● COLLECTED MATERIAL:
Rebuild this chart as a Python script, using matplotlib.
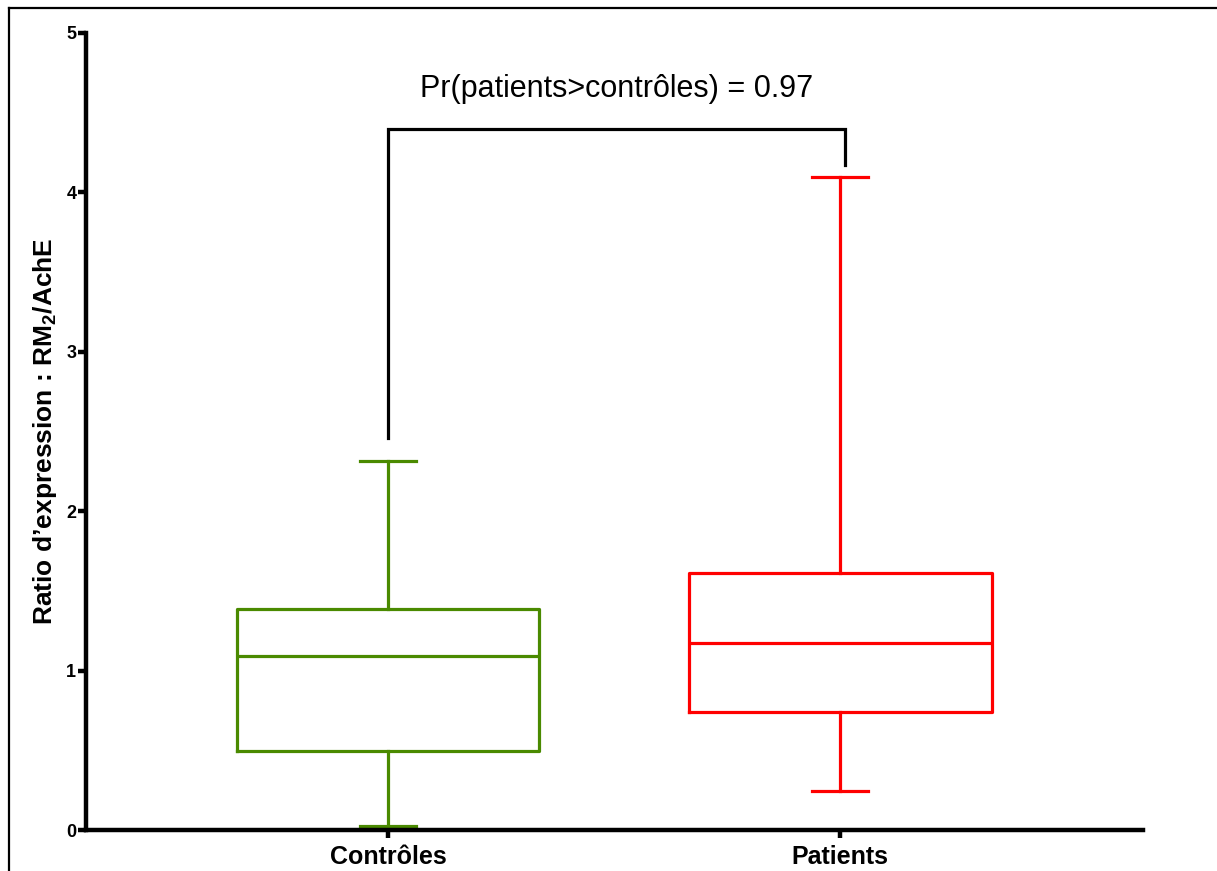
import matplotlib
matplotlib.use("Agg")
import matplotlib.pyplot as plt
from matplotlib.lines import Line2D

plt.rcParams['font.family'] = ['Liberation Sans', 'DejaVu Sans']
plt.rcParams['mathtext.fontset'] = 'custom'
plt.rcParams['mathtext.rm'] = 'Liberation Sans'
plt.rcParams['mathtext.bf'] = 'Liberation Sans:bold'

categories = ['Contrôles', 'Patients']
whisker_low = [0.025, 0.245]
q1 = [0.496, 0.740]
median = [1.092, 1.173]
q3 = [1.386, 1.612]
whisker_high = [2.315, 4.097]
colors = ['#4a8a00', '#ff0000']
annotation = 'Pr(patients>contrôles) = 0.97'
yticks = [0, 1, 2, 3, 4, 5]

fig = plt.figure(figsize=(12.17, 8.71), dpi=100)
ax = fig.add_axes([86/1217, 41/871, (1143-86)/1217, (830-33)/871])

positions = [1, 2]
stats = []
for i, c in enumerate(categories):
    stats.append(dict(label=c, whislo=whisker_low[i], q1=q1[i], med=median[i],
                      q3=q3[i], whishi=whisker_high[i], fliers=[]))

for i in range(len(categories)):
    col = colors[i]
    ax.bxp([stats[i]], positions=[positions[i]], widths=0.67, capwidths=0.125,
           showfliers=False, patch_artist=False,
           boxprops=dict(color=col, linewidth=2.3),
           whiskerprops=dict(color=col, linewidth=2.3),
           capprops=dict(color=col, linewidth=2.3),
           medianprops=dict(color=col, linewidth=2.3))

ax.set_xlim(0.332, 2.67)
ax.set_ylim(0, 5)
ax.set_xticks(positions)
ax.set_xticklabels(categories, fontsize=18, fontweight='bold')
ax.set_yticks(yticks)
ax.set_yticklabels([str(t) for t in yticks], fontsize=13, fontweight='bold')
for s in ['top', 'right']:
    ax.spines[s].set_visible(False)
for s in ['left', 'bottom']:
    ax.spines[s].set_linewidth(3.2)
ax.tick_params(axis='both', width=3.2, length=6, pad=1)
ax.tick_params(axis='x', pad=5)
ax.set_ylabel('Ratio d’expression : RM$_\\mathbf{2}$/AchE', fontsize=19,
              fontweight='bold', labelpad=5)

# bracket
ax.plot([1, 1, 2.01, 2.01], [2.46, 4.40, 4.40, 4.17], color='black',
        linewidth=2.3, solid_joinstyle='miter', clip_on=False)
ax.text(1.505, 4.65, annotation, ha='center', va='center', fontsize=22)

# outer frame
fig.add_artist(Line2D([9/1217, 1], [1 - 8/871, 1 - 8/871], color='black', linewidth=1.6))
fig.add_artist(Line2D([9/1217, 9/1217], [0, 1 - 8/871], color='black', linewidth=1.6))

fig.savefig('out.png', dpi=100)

● EXERCISE PROMPT:
The material above must be printed exactly, with its pictures left out.

● THE RESPONSE:
Rebuild this chart as a Python script, using matplotlib.
import matplotlib
matplotlib.use("Agg")
import matplotlib.pyplot as plt
from matplotlib.lines import Line2D

plt.rcParams['font.family'] = ['Liberation Sans', 'DejaVu Sans']
plt.rcParams['mathtext.fontset'] = 'custom'
plt.rcParams['mathtext.rm'] = 'Liberation Sans'
plt.rcParams['mathtext.bf'] = 'Liberation Sans:bold'

categories = ['Contrôles', 'Patients']
whisker_low = [0.025, 0.245]
q1 = [0.496, 0.740]
median = [1.092, 1.173]
q3 = [1.386, 1.612]
whisker_high = [2.315, 4.097]
colors = ['#4a8a00', '#ff0000']
annotation = 'Pr(patients>contrôles) = 0.97'
yticks = [0, 1, 2, 3, 4, 5]

fig = plt.figure(figsize=(12.17, 8.71), dpi=100)
ax = fig.add_axes([86/1217, 41/871, (1143-86)/1217, (830-33)/871])

positions = [1, 2]
stats = []
for i, c in enumerate(categories):
    stats.append(dict(label=c, whislo=whisker_low[i], q1=q1[i], med=median[i],
                      q3=q3[i], whishi=whisker_high[i], fliers=[]))

for i in range(len(categories)):
    col = colors[i]
    ax.bxp([stats[i]], positions=[positions[i]], widths=0.67, capwidths=0.125,
           showfliers=False, patch_artist=False,
           boxprops=dict(color=col, linewidth=2.3),
           whiskerprops=dict(color=col, linewidth=2.3),
           capprops=dict(color=col, linewidth=2.3),
           medianprops=dict(color=col, linewidth=2.3))

ax.set_xlim(0.332, 2.67)
ax.set_ylim(0, 5)
ax.set_xticks(positions)
ax.set_xticklabels(categories, fontsize=18, fontweight='bold')
ax.set_yticks(yticks)
ax.set_yticklabels([str(t) for t in yticks], fontsize=13, fontweight='bold')
for s in ['top', 'right']:
    ax.spines[s].set_visible(False)
for s in ['left', 'bottom']:
    ax.spines[s].set_linewidth(3.2)
ax.tick_params(axis='both', width=3.2, length=6, pad=1)
ax.tick_params(axis='x', pad=5)
ax.set_ylabel('Ratio d’expression : RM$_\\mathbf{2}$/AchE', fontsize=19,
              fontweight='bold', labelpad=5)

# bracket
ax.plot([1, 1, 2.01, 2.01], [2.46, 4.40, 4.40, 4.17], color='black',
        linewidth=2.3, solid_joinstyle='miter', clip_on=False)
ax.text(1.505, 4.65, annotation, ha='center', va='center', fontsize=22)

# outer frame
fig.add_artist(Line2D([9/1217, 1], [1 - 8/871, 1 - 8/871], color='black', linewidth=1.6))
fig.add_artist(Line2D([9/1217, 9/1217], [0, 1 - 8/871], color='black', linewidth=1.6))

fig.savefig('out.png', dpi=100)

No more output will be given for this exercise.